Das Hörbuch bietet einen ungewohnten Blickwinkel, nämlich nicht entweder den der armen schwarzen oder einer armen weißen Familie in den Südstaaten, sondern widmet sich ausdrücklich den Berührungspunkten, an denen beide Familien verknüpft sind. Das ist die willensstarke, stolze und eindrucksvolle schwarze Florence, die als Haushaltshilfe der gütigen Laura McAllan zur Hand geht. Obwohl beide in ihren jeweiligen Rollen gefangen sind, schreiten sie an die Ihnen zugedachten Grenzen und widersetzen sich bis zu einem gewissen Grad den Rassengesetzen, indem sie fast so etwas wie Vertrautheit und Achtsamkeit füreinander empfinden.

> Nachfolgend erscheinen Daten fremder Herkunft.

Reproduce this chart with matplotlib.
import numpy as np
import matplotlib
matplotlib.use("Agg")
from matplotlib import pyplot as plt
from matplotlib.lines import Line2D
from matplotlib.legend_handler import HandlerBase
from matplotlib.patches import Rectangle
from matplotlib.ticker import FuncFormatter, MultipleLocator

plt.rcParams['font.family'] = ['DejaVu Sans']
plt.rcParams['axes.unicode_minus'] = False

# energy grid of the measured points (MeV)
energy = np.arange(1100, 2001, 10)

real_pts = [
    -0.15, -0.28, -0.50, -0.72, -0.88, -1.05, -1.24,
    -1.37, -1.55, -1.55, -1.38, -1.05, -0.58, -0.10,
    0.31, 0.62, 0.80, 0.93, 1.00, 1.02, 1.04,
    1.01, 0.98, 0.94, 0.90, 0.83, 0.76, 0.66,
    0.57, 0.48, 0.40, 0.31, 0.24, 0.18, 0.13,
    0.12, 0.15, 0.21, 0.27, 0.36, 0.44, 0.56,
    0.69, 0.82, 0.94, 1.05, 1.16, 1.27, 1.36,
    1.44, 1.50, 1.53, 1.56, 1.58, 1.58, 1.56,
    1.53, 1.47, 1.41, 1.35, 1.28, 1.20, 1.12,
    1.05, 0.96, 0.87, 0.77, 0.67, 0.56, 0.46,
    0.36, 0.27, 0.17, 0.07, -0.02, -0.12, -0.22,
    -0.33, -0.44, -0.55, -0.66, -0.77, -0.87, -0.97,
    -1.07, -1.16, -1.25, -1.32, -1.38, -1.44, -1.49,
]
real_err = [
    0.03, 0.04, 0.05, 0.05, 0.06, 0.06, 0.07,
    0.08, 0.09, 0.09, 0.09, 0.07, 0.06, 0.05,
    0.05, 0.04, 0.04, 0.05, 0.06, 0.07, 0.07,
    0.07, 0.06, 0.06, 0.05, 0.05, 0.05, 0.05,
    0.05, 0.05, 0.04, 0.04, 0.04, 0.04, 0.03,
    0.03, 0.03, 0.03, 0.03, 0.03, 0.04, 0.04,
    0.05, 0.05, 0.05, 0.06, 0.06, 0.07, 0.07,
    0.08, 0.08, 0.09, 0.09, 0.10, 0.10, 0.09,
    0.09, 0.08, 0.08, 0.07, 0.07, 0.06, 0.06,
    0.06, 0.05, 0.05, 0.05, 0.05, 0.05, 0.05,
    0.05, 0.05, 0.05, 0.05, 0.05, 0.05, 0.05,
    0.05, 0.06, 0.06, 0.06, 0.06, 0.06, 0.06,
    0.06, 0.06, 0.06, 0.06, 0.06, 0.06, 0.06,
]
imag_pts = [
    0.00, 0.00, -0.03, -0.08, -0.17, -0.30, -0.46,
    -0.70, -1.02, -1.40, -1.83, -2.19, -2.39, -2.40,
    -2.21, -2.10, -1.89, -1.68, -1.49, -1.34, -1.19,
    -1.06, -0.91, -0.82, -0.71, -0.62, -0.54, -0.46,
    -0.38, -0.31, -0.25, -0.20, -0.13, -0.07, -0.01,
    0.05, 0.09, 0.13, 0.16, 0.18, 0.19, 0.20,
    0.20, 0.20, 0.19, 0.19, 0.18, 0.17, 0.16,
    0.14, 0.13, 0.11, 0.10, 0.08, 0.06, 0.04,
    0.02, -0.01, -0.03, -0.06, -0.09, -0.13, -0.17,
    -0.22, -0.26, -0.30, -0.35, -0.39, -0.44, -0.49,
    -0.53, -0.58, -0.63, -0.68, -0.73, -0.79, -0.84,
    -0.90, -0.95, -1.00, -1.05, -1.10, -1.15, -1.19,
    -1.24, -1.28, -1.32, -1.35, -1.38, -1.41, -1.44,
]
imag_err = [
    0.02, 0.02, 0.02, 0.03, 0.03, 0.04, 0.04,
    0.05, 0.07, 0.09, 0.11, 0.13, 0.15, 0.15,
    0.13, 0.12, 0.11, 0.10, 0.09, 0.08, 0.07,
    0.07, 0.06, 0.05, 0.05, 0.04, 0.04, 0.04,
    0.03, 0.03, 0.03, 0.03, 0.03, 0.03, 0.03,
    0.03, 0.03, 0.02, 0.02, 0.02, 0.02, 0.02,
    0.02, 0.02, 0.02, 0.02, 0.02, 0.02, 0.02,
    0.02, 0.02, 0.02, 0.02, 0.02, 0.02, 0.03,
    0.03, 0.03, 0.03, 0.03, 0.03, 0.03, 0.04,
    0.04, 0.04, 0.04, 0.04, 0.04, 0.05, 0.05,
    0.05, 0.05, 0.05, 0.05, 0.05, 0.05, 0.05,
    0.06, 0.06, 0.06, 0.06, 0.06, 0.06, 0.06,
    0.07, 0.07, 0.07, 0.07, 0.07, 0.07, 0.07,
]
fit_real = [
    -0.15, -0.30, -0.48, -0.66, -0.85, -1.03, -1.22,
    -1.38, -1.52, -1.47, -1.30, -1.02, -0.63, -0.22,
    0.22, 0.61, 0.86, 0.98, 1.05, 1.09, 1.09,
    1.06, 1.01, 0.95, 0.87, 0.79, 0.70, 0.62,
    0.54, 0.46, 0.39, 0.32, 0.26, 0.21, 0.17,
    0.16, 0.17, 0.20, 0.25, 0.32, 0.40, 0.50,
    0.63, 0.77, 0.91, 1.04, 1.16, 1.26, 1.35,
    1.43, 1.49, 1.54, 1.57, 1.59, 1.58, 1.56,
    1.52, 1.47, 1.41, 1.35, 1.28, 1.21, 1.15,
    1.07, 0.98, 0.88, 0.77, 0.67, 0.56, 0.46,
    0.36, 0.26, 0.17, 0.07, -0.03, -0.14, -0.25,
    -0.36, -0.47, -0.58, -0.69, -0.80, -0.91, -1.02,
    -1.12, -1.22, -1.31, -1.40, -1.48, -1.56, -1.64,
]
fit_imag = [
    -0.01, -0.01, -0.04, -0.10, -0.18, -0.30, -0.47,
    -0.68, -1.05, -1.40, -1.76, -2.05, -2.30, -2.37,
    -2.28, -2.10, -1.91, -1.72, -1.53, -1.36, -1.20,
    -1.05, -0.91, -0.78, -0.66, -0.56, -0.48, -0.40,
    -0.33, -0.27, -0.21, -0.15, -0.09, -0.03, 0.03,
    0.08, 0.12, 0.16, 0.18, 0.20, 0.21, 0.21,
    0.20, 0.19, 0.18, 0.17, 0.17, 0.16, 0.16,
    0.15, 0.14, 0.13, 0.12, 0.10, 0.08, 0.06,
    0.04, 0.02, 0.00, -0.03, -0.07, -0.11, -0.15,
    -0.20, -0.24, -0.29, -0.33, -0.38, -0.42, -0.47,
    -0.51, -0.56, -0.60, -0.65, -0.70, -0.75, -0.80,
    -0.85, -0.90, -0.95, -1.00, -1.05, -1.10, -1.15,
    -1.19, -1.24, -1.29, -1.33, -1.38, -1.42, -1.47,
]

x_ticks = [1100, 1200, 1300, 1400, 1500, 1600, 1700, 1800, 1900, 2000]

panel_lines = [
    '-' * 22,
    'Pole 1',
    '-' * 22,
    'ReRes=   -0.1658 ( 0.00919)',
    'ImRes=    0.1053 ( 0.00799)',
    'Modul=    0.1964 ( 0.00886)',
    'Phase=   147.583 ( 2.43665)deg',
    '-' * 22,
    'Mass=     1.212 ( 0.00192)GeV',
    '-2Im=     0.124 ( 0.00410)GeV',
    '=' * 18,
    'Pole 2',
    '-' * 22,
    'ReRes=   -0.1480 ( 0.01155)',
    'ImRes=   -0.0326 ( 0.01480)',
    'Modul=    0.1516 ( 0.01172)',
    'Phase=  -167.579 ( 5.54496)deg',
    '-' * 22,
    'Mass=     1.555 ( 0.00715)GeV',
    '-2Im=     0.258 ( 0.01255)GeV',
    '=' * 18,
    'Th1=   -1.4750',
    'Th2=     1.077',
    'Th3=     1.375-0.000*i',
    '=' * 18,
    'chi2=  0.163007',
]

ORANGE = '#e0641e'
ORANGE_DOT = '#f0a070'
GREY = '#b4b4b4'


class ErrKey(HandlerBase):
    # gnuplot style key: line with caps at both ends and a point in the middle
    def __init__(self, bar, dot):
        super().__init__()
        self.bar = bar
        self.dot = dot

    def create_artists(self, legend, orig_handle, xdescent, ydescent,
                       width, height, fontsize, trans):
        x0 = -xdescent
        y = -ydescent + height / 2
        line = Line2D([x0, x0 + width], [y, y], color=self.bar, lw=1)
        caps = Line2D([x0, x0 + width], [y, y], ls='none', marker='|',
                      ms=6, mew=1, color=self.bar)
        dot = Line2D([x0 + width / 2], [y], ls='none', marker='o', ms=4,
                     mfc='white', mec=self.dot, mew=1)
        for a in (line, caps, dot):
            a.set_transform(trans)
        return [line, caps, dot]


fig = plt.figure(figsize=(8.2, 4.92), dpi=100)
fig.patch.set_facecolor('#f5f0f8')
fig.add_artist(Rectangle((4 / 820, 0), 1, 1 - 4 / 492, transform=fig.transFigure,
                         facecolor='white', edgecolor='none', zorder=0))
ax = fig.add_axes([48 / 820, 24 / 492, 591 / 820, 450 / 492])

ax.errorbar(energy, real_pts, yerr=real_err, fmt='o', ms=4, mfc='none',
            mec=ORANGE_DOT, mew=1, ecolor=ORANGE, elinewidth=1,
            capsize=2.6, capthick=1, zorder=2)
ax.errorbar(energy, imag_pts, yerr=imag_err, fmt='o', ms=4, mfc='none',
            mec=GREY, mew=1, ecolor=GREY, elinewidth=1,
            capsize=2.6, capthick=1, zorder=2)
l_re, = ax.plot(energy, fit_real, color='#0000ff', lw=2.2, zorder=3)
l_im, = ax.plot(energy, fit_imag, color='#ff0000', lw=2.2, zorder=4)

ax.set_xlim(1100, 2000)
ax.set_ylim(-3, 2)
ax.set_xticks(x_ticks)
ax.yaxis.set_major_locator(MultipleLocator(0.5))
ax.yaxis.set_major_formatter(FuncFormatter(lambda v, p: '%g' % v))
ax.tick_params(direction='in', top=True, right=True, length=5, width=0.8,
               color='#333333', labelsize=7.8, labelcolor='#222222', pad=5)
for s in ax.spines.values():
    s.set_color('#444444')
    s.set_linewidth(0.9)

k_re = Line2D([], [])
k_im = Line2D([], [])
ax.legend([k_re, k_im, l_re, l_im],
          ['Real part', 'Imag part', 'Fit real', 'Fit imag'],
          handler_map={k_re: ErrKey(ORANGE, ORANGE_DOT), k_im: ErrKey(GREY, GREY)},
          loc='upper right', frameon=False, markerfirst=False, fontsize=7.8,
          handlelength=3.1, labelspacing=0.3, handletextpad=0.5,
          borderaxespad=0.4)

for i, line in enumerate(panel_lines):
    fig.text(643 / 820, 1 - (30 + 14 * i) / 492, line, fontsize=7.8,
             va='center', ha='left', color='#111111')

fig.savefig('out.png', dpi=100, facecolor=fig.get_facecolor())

Einen Schritt weiter gehen Ronsel Jackson, Florences Sohn und Kriegsheimkehrer, und Lauras Schwager Jamie McAllan, ebenfalls Kriegsheimkehrer, die sich beim Trinken gegen die Dämonen, die sie aus dem Krieg mitbrachten, anfreunden und dabei ziemlich offen gegen die Rassengesetze und den „guten Ton“ im Baumwollpflückerland rebellieren.
Auch dem Leid und der Schuld, die die beiden Familien verbinden, widmet sich die Autorin in ihrem eindrucksvollem Debüt, nämlich als der konservative Süden zuschlägt und Ausgrenzung, Hass und Tod über die Familien bringt.

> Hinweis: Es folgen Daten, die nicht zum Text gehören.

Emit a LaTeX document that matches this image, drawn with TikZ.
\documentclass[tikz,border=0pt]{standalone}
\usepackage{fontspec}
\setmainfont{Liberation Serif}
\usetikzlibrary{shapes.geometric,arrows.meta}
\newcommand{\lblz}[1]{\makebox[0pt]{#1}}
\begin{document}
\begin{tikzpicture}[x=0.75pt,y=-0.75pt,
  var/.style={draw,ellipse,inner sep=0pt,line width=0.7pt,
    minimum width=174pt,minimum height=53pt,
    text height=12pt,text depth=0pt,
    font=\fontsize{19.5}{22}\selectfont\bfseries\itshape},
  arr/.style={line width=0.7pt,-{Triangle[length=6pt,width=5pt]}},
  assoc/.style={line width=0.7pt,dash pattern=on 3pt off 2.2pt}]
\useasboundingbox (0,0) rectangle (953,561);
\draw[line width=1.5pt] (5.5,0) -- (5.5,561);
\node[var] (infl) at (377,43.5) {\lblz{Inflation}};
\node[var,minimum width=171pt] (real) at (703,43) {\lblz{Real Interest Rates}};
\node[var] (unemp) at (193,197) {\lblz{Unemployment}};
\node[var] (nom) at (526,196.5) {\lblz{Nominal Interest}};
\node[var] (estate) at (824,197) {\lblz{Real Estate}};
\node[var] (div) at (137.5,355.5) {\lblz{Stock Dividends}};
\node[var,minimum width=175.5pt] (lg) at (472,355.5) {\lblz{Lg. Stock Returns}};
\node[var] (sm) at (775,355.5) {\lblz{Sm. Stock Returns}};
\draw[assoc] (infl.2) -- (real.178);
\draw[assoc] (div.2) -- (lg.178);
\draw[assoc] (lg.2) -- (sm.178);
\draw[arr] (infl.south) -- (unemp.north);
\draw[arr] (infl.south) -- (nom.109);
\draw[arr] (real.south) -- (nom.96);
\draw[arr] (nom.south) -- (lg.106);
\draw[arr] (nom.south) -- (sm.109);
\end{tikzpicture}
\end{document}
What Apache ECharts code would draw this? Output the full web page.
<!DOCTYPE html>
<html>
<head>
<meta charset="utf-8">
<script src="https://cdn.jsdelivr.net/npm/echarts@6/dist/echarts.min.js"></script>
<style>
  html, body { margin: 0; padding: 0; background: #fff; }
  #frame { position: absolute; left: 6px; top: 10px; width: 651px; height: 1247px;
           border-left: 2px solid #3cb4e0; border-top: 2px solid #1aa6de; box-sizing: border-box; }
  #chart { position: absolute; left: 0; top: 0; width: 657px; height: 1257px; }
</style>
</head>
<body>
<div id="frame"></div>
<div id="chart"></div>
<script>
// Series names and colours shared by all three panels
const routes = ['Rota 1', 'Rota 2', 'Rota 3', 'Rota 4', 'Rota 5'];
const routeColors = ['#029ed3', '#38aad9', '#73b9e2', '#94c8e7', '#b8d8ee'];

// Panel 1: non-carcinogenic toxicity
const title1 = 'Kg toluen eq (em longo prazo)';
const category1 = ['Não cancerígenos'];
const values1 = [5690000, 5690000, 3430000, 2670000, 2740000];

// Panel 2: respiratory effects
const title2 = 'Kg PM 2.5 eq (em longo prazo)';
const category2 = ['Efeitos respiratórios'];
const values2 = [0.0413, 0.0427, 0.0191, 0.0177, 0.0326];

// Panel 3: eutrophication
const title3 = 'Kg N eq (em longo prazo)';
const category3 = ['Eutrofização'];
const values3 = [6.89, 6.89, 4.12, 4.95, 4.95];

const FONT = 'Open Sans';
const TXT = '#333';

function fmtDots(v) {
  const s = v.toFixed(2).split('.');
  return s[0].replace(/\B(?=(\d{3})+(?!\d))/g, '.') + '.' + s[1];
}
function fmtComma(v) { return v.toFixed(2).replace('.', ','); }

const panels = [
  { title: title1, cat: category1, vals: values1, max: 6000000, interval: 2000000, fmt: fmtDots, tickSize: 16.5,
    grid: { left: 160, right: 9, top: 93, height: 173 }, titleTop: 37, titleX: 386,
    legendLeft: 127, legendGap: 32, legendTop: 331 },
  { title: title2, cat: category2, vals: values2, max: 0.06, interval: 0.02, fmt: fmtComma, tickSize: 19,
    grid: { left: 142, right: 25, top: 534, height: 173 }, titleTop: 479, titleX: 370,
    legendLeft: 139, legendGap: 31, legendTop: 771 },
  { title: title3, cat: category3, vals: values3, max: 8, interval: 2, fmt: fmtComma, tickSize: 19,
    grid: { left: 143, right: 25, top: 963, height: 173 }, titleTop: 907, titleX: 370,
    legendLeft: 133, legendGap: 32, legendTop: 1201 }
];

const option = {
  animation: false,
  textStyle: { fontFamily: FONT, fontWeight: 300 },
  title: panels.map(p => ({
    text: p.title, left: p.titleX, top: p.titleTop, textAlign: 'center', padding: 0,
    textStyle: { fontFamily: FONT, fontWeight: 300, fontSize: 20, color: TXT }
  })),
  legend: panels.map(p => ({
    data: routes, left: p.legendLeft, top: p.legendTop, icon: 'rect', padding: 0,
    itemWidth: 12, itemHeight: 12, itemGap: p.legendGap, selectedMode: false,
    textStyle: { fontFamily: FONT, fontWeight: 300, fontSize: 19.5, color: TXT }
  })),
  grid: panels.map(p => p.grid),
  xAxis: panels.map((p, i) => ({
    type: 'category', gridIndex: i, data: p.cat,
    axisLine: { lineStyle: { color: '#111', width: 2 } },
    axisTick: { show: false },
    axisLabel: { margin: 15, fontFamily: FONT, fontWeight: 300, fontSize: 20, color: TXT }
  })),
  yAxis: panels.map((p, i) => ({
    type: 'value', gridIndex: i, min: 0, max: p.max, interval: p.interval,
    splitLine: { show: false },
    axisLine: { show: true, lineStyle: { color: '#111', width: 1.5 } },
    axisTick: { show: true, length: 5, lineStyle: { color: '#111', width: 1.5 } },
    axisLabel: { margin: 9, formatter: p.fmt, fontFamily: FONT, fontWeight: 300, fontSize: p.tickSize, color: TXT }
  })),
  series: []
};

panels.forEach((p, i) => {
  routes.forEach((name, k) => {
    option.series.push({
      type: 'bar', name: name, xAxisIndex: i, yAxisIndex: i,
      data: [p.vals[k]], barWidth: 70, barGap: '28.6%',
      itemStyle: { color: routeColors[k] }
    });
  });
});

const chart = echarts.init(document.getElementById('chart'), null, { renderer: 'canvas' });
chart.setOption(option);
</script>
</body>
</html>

Neben der eigentlichen Geschichte bietet das Buch Einblick in die verheerenden damaligen Zustände in den Südstaaten der USA. Heute unvorstellbar, damals Alltag, dem keiner ohne Strafe entfliehen konnte, wird von der strikten Trennung Schwarz und Weiß berichtet, die vielerorts im Süden nicht nur gesetzlich verankert war, sondern gesetzeswidrig aber dennoch geduldet durch die fürchterlichen Greueltaten des Klu-Klux-Klan durchgesetzt wurde. Durch die Nähe, die die Autorin zu den Personen schafft, und die auch die Sprecher gekonnt transportieren, bekommt dieser Aspekt des Buches eine besonders abartige und grausame Komponente. Da ist zum Beispiel der schwarze Ronsel Jackson, der für die Weißen im 2. Weltkrieg kämpfte, viele Auszeichnungen gemeinsam mit seiner schwarzen Panzerdivision bekam, aber dennoch nach seiner Heimkehr von weißen Rassisten wie Abschaum behandelt wird und einer hohen gesetzlich begründeten Gefängnisstrafe ins Auge sieht, weil er im Krieg ein weißes deutsches Mädchen liebte.
Es ist erstaunlich, wie es die Autorin schafft, aus einem recht friedlichen Anfang eine Geschichte voller Qualen aufzubauen. Geschickt verknüpft sie die Gegenwart mit ein paar eingestreuten Rückblicken, wechselt die Orte von der Farm in Mississippi in einen Panzer oder ein Flugzeug mitten im Kriegsgebiet Europa und lässt die verschiedenen Protagonisten ihren Blickwinkel der Geschichte erzählen, ohne dabei den Faden zu verlieren.
Es ist großartig, wie dadurch Spannung aufgebaut wird, so dass ich fast erbarmungslos getrieben wurde, weiter zu hören.
Das Hörbuch hat mir ausgezeichnet gefallen, es hat mich gefesselt und erschüttert durch die Geschichte selbst und durch die sehr gekonnte Umsetzung. Ich vergebe begeisterte fünf Sterne.